= GIVEN DATA =
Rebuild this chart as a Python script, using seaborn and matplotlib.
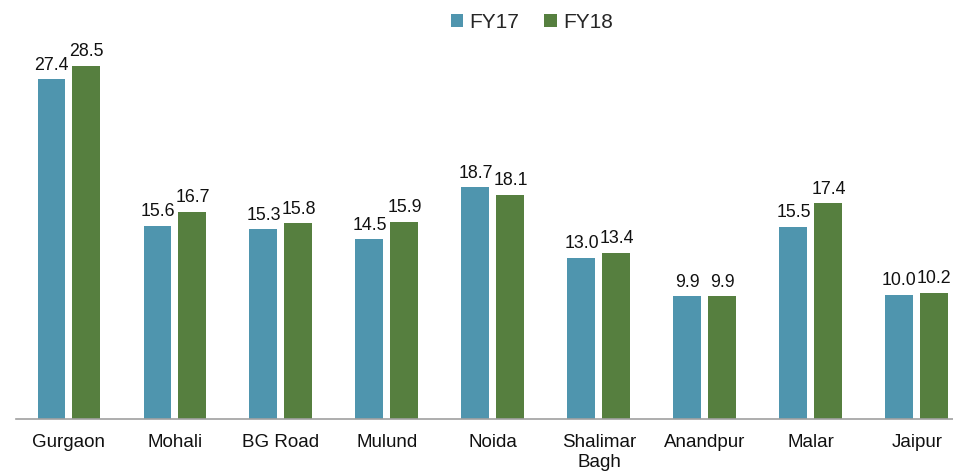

---

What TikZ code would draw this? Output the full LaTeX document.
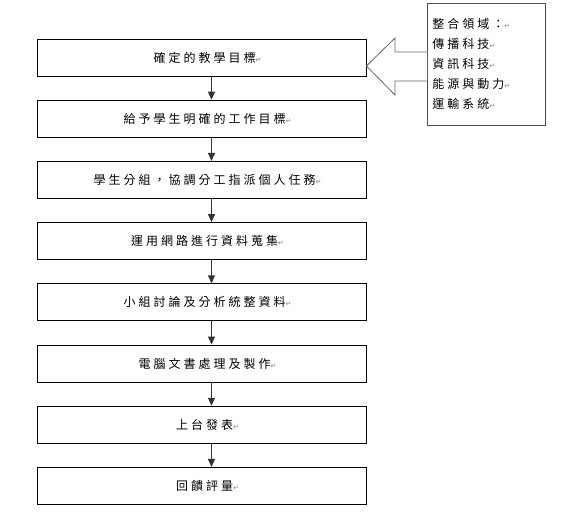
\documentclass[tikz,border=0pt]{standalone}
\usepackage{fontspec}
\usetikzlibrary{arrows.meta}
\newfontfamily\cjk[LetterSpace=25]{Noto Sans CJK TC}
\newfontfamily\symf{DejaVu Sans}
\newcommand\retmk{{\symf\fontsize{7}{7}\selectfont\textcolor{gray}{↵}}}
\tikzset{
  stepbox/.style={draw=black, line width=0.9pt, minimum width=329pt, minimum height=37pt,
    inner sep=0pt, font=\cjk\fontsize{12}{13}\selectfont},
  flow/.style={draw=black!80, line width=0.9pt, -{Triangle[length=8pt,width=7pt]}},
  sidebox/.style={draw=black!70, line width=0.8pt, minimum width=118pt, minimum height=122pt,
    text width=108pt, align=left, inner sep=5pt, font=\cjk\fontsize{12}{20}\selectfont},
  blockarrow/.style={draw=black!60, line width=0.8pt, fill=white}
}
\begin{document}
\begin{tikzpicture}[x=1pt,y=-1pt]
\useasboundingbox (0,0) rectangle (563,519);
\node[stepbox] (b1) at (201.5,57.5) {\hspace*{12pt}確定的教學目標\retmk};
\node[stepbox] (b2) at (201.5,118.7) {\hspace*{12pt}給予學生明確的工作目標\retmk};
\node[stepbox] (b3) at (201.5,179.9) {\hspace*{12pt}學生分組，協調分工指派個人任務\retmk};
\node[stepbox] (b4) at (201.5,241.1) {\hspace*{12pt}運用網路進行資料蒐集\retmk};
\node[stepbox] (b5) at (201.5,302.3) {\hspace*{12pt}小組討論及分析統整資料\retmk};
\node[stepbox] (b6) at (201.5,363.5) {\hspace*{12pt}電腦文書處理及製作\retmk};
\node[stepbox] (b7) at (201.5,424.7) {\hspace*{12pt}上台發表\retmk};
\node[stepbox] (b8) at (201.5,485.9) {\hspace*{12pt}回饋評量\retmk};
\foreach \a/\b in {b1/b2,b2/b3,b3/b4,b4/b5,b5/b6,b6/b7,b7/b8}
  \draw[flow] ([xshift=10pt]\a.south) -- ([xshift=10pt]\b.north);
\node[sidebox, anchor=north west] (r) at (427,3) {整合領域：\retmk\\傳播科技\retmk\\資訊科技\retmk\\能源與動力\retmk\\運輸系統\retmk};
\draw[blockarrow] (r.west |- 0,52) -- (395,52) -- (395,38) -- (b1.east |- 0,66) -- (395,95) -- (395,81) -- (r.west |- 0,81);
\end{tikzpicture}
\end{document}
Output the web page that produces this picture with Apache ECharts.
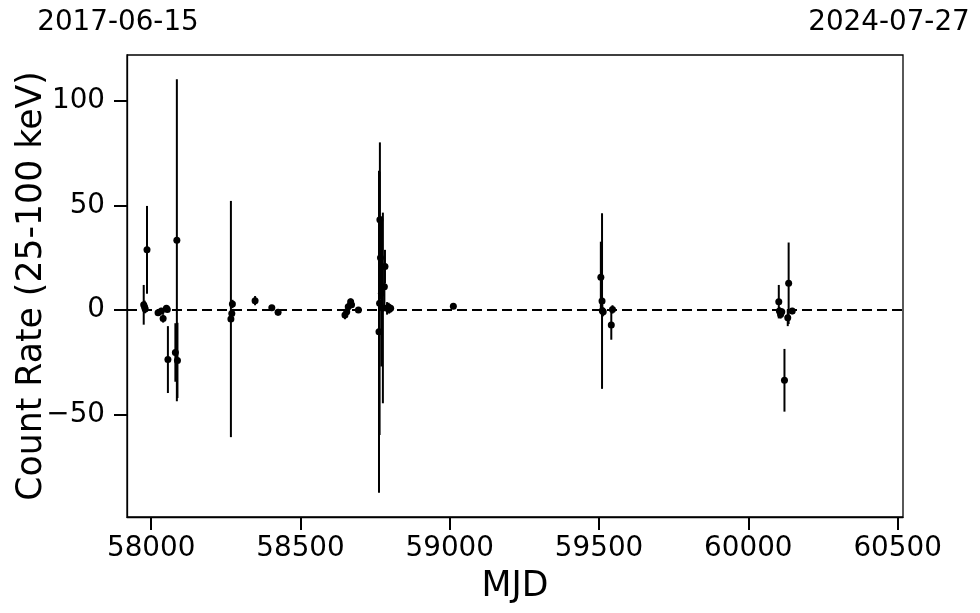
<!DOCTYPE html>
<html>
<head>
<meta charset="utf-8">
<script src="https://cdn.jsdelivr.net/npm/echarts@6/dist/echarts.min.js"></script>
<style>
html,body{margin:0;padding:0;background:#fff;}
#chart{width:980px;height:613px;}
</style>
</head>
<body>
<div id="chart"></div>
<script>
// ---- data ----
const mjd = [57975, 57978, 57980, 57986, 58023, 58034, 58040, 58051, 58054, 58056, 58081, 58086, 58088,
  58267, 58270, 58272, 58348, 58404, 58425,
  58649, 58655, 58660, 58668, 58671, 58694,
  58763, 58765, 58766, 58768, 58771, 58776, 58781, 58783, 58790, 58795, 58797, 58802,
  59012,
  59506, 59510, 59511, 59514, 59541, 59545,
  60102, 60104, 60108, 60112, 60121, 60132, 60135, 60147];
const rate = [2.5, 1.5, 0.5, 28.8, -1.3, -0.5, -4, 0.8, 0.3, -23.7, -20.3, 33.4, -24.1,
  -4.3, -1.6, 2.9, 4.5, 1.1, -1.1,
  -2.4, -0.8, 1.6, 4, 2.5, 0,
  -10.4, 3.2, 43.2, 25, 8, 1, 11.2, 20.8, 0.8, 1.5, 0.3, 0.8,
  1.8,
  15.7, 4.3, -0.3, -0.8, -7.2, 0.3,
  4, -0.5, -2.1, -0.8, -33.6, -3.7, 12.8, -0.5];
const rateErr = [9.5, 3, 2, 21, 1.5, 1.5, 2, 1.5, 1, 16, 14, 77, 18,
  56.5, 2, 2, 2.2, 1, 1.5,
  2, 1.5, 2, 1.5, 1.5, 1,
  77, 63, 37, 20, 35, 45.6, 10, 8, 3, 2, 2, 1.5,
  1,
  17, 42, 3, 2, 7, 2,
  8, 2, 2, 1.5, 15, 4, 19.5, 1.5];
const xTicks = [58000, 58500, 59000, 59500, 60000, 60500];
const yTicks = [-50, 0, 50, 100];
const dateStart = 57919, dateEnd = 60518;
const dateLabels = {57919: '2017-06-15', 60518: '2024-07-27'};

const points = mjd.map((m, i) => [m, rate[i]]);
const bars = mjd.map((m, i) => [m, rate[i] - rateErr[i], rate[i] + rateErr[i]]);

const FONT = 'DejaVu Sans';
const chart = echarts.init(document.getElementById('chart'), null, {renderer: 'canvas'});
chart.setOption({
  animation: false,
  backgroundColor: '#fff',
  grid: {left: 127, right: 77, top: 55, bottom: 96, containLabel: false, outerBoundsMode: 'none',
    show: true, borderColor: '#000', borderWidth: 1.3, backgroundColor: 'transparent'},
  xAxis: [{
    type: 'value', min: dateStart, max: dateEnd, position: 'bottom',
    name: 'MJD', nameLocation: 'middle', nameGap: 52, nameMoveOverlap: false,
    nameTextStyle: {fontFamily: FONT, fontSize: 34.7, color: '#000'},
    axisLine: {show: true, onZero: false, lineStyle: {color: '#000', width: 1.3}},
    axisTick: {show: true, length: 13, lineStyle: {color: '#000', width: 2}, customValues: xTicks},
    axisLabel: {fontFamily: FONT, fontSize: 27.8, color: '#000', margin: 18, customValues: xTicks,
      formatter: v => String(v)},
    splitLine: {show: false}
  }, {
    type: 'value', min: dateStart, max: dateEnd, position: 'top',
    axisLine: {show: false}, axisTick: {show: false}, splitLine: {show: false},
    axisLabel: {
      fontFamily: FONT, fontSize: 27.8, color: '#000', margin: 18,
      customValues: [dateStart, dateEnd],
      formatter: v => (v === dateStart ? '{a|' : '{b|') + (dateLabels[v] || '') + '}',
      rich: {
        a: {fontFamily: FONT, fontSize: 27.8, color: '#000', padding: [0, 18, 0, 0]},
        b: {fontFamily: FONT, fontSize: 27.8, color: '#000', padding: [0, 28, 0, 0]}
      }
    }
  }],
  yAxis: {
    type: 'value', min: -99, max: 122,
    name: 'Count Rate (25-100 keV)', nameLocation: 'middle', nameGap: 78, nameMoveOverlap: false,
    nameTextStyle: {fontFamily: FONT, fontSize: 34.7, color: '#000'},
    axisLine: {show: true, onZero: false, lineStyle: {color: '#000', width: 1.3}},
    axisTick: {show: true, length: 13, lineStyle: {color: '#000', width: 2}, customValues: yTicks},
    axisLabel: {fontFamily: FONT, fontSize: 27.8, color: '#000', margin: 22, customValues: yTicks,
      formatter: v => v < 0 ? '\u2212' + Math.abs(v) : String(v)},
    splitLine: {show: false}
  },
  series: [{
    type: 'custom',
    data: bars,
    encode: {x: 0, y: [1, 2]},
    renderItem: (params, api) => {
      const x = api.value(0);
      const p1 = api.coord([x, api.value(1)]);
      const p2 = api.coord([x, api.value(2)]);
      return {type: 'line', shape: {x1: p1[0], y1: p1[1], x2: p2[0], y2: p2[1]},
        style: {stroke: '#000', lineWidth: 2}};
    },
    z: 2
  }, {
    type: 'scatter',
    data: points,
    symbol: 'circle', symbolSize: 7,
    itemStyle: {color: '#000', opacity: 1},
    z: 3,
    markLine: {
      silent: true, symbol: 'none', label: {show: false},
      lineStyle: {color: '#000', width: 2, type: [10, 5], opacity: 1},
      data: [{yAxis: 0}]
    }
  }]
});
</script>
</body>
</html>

--

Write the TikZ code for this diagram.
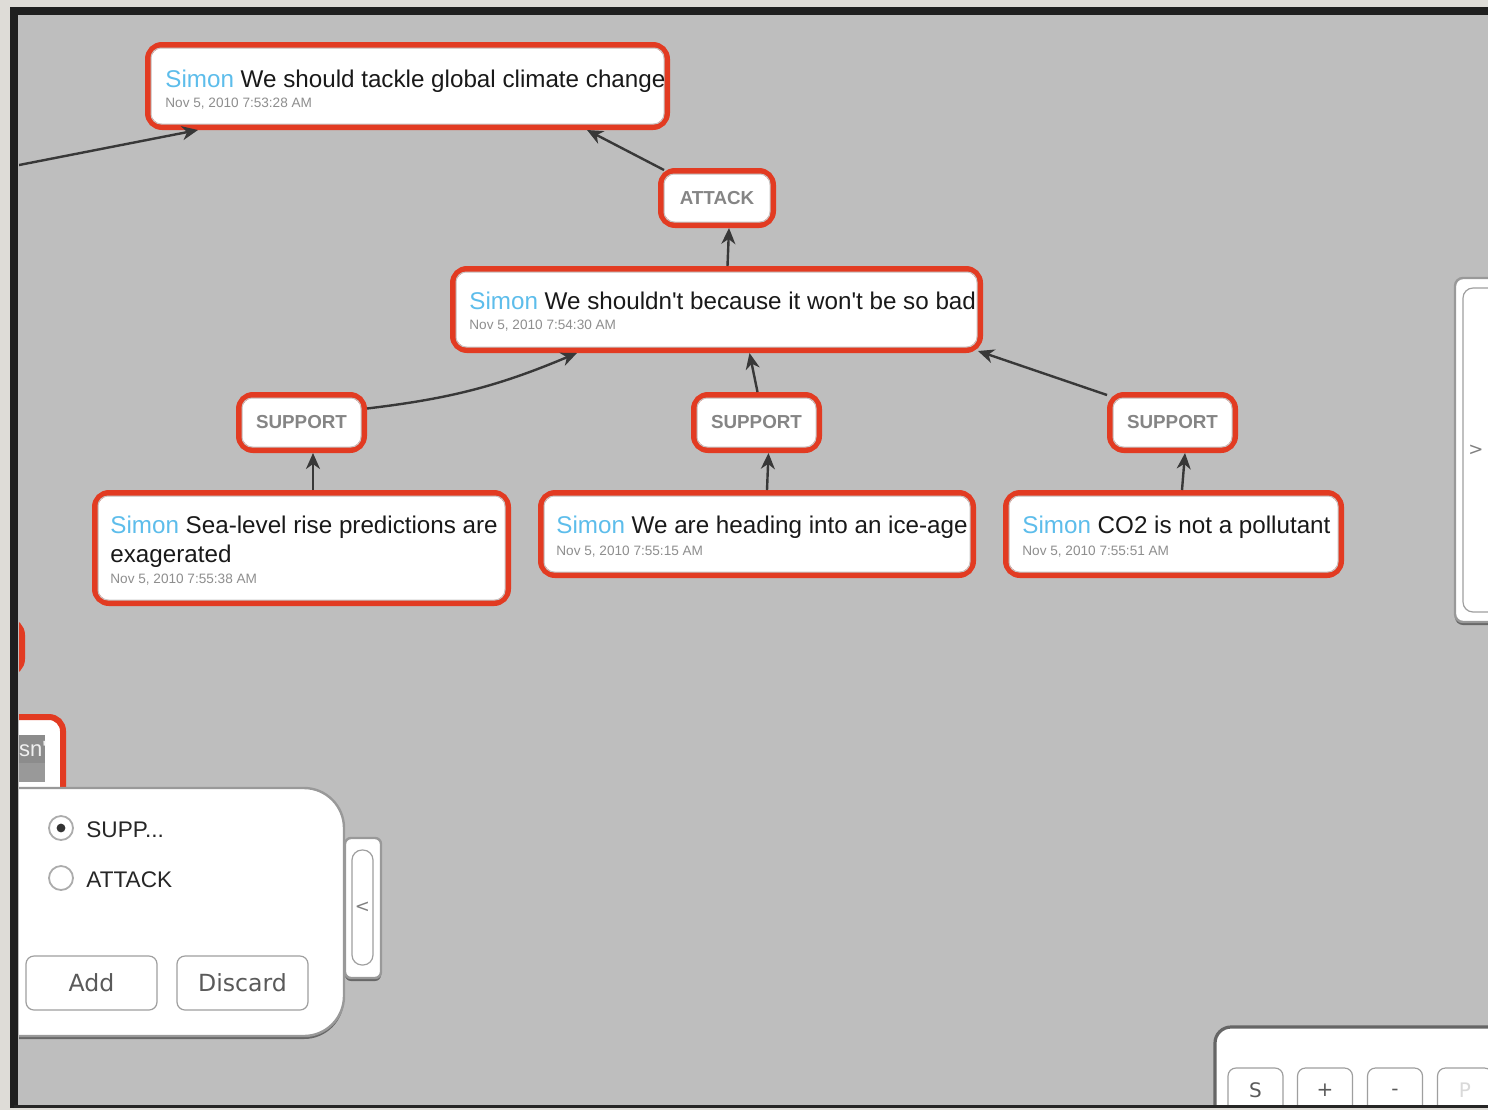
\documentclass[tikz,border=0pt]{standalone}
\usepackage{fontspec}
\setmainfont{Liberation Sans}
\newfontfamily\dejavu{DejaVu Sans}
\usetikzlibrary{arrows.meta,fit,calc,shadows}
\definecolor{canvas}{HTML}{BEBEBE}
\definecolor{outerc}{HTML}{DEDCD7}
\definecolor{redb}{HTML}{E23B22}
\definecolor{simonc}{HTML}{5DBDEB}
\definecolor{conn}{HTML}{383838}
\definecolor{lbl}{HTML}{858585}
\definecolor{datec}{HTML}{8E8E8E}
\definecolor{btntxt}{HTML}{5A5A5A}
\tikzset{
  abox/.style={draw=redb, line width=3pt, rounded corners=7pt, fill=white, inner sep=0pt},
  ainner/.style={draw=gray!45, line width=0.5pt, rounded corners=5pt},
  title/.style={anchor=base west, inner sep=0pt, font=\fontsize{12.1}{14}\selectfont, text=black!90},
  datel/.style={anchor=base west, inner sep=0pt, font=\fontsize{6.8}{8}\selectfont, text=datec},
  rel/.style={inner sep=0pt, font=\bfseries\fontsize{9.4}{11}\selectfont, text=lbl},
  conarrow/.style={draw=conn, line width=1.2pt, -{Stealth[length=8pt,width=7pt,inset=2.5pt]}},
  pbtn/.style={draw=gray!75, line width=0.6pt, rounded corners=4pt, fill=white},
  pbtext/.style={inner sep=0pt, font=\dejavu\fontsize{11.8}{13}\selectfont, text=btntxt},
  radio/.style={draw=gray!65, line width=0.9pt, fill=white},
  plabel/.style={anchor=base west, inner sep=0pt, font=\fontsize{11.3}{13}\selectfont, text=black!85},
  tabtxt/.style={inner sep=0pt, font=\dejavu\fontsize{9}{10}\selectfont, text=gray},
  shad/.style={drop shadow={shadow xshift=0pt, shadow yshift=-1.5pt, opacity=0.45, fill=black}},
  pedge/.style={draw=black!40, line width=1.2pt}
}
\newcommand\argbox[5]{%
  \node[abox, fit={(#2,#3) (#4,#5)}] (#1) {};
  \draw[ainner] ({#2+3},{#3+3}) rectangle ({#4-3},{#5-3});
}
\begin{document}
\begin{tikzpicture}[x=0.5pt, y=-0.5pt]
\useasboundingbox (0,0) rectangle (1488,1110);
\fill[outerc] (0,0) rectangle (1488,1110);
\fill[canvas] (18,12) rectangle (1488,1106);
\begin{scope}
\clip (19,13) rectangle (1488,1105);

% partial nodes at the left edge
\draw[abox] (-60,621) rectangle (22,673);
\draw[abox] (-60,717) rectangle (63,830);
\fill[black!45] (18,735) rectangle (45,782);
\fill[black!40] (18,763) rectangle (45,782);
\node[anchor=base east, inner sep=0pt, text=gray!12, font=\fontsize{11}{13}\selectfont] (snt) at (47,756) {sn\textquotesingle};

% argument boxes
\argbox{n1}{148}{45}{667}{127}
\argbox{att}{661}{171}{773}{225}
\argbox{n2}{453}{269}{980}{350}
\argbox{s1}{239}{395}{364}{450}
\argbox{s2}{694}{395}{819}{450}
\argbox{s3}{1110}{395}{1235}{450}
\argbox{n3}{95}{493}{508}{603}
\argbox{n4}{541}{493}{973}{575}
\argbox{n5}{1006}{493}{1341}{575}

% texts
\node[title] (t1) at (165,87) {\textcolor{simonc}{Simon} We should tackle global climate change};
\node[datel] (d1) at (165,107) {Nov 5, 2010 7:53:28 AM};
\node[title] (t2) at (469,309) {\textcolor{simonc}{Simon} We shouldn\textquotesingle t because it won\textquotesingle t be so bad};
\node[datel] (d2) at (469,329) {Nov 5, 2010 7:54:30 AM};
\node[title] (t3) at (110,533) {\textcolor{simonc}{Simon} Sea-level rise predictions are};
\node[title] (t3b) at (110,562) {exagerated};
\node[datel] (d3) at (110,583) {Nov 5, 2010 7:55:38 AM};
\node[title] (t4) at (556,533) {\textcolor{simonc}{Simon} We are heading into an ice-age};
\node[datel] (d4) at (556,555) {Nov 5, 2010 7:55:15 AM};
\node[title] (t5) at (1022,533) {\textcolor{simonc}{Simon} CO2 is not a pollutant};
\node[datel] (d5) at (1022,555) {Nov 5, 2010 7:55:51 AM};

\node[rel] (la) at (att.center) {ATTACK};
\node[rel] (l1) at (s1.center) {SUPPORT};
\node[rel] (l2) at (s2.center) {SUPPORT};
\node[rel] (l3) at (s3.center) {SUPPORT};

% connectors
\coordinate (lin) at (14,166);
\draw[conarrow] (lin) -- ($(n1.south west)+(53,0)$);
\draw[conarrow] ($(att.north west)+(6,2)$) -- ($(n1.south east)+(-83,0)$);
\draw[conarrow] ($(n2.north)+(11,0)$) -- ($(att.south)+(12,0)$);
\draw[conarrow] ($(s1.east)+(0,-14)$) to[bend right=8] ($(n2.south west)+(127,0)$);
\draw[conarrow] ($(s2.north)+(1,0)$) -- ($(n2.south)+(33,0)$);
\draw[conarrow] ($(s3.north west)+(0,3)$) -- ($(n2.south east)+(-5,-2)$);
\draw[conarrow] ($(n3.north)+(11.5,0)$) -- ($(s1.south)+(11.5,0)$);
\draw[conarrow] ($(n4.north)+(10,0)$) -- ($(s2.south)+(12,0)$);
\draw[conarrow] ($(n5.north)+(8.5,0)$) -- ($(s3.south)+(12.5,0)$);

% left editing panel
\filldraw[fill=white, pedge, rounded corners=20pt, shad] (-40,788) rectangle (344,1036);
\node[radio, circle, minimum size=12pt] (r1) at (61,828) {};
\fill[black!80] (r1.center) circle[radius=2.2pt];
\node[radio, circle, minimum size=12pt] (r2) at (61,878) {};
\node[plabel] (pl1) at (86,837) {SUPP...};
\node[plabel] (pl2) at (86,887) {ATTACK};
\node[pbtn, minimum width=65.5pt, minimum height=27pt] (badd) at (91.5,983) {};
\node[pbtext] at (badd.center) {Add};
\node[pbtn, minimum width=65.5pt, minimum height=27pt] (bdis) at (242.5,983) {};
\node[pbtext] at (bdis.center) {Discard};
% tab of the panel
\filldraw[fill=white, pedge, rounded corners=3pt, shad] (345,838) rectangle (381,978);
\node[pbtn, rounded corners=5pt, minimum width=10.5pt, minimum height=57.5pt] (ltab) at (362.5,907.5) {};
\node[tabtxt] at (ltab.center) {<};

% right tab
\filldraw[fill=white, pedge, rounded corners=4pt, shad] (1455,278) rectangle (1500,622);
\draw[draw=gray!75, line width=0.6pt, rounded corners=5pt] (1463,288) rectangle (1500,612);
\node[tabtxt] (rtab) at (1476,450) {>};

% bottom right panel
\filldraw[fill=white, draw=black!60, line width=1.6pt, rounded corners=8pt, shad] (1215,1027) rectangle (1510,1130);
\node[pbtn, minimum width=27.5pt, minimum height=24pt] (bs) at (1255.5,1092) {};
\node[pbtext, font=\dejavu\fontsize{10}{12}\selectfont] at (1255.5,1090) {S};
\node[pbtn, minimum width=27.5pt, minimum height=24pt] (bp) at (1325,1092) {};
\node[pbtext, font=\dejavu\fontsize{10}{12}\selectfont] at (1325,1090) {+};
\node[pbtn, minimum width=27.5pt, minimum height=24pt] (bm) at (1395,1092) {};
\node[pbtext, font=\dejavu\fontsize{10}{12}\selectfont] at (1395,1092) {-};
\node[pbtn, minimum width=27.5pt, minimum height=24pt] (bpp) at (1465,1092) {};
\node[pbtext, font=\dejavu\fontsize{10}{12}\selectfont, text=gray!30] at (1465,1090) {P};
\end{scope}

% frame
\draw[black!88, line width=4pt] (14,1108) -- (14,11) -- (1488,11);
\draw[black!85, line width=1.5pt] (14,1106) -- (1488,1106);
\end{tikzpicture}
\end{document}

= EXERCISE INSTRUCTIONS =
Retype the section that opens with the line holding "Output the web" and closes with the line holding "const bars = mjd.map((m, i)", exactly as it reads, without any pictures.

= EXPECTED ANSWER =
Output the web page that produces this picture with Apache ECharts.
<!DOCTYPE html>
<html>
<head>
<meta charset="utf-8">
<script src="https://cdn.jsdelivr.net/npm/echarts@6/dist/echarts.min.js"></script>
<style>
html,body{margin:0;padding:0;background:#fff;}
#chart{width:980px;height:613px;}
</style>
</head>
<body>
<div id="chart"></div>
<script>
// ---- data ----
const mjd = [57975, 57978, 57980, 57986, 58023, 58034, 58040, 58051, 58054, 58056, 58081, 58086, 58088,
  58267, 58270, 58272, 58348, 58404, 58425,
  58649, 58655, 58660, 58668, 58671, 58694,
  58763, 58765, 58766, 58768, 58771, 58776, 58781, 58783, 58790, 58795, 58797, 58802,
  59012,
  59506, 59510, 59511, 59514, 59541, 59545,
  60102, 60104, 60108, 60112, 60121, 60132, 60135, 60147];
const rate = [2.5, 1.5, 0.5, 28.8, -1.3, -0.5, -4, 0.8, 0.3, -23.7, -20.3, 33.4, -24.1,
  -4.3, -1.6, 2.9, 4.5, 1.1, -1.1,
  -2.4, -0.8, 1.6, 4, 2.5, 0,
  -10.4, 3.2, 43.2, 25, 8, 1, 11.2, 20.8, 0.8, 1.5, 0.3, 0.8,
  1.8,
  15.7, 4.3, -0.3, -0.8, -7.2, 0.3,
  4, -0.5, -2.1, -0.8, -33.6, -3.7, 12.8, -0.5];
const rateErr = [9.5, 3, 2, 21, 1.5, 1.5, 2, 1.5, 1, 16, 14, 77, 18,
  56.5, 2, 2, 2.2, 1, 1.5,
  2, 1.5, 2, 1.5, 1.5, 1,
  77, 63, 37, 20, 35, 45.6, 10, 8, 3, 2, 2, 1.5,
  1,
  17, 42, 3, 2, 7, 2,
  8, 2, 2, 1.5, 15, 4, 19.5, 1.5];
const xTicks = [58000, 58500, 59000, 59500, 60000, 60500];
const yTicks = [-50, 0, 50, 100];
const dateStart = 57919, dateEnd = 60518;
const dateLabels = {57919: '2017-06-15', 60518: '2024-07-27'};

const points = mjd.map((m, i) => [m, rate[i]]);
const bars = mjd.map((m, i) => [m, rate[i] - rateErr[i], rate[i] + rateErr[i]]);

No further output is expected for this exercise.